Namun, negara-negara tersebut tidak dapat menutupi kekurangan besar yang disebabkan oleh penangguhan pendanaan Amerika Serikat, yang telah menyumbang USD 300-400 juta setiap tahunnya. Tanpa pendanaan itu, Albares mengatakan bencana kemanusiaan nyata terjadi.
"Kita sudah sampai di sana. Hampir 30.000 warga Palestina, warga sipil, tewas. Ini adalah sebuah bencana. Tapi di sini kita berbicara tentang sesuatu yang tidak terpikirkan – kelaparan di Gaza," kata Albares.
"Kita bisa menghindarinya jika kita terus memberikan dana yang cukup. Itu sebabnya kami meningkatkan (pendanaan). Kami menunjukkan komitmen terhadap pengungsi Palestina di Jalur Gaza."
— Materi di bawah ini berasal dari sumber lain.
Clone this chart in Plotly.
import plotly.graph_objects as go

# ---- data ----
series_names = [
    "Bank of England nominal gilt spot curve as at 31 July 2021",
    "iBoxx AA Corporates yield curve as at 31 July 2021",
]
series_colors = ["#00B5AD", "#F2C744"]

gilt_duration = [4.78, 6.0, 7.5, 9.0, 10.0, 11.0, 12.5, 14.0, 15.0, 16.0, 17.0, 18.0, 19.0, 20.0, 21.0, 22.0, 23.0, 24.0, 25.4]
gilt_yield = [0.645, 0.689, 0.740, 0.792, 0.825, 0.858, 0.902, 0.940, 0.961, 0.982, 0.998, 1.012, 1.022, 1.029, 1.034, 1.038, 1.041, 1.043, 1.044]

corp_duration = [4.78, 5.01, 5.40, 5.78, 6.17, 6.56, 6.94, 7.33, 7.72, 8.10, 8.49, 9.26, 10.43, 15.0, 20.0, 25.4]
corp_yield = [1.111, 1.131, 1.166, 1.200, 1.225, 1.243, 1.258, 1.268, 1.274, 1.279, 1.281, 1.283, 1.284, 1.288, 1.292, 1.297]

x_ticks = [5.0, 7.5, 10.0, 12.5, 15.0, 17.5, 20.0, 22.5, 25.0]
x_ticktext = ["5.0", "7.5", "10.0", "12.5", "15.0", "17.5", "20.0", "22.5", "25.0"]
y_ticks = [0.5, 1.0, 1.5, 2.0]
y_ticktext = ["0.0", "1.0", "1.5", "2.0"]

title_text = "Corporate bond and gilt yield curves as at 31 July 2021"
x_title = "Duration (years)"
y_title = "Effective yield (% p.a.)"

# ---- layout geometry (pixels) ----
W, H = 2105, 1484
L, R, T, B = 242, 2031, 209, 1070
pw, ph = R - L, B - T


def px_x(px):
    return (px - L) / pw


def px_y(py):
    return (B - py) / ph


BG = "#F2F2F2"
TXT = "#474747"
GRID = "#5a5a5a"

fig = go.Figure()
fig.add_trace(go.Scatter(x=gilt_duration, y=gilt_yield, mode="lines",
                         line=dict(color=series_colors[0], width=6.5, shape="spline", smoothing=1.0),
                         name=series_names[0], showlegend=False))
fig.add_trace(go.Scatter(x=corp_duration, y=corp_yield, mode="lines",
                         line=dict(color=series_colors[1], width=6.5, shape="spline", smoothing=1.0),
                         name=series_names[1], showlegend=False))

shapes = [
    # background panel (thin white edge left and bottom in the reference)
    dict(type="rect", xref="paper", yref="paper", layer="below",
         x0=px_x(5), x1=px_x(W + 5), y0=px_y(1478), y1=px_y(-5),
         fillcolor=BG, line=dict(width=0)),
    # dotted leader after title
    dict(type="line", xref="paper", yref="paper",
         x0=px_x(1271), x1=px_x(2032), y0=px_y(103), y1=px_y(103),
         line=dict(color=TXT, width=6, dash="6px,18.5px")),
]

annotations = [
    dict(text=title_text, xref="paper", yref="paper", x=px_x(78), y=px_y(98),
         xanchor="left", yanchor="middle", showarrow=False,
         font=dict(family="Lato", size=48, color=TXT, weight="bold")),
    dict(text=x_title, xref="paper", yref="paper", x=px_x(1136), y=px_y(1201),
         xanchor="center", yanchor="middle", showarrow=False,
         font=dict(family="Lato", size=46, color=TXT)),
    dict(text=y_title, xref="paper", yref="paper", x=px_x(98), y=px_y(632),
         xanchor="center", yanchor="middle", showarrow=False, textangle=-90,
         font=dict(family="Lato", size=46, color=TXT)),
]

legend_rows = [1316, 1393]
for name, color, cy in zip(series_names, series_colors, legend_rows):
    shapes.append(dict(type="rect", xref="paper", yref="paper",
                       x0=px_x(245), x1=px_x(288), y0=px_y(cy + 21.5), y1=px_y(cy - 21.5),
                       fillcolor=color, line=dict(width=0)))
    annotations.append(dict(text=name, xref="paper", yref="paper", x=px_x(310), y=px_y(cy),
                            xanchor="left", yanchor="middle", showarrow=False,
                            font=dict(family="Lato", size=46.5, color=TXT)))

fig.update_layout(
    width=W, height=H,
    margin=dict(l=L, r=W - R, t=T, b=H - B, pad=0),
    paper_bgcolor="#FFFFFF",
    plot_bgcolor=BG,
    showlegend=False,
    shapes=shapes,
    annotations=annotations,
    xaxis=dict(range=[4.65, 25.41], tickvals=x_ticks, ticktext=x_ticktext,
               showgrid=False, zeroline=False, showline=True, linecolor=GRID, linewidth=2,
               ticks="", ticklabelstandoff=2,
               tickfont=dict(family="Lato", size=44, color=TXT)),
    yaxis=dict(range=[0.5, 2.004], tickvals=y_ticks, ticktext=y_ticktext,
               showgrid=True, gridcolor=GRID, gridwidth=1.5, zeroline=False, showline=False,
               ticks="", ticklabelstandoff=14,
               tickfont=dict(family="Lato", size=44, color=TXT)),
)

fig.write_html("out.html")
Mengingat potensi penyalahgunaan sumbangan, Albares mengatakan Spanyol memiliki proses penyaringan yang sangat ketat. Dia menambahkan bahwa dana yang masuk ke Palestina digunakan dengan baik.
Lebih jauh, Albares meminta negara-negara lainnya memulihkan donasi mereka, seraya menekankan bahwa UNRWA dan PBB tidak berusaha menyembunyikan apa pun.
"Mereka punya penyelidikan sendiri dan mereka juga menyerukan penyelidikan independen, jadi menurut saya mereka menunjukkan niat baik. Kita tunggu sampai penyelidikan itu dilakukan. Sementara itu, mari kita ikuti seruan Sekretaris Jenderal PBB Antonio Guterres. Mari terus mendanai UNRWA," imbuhnya.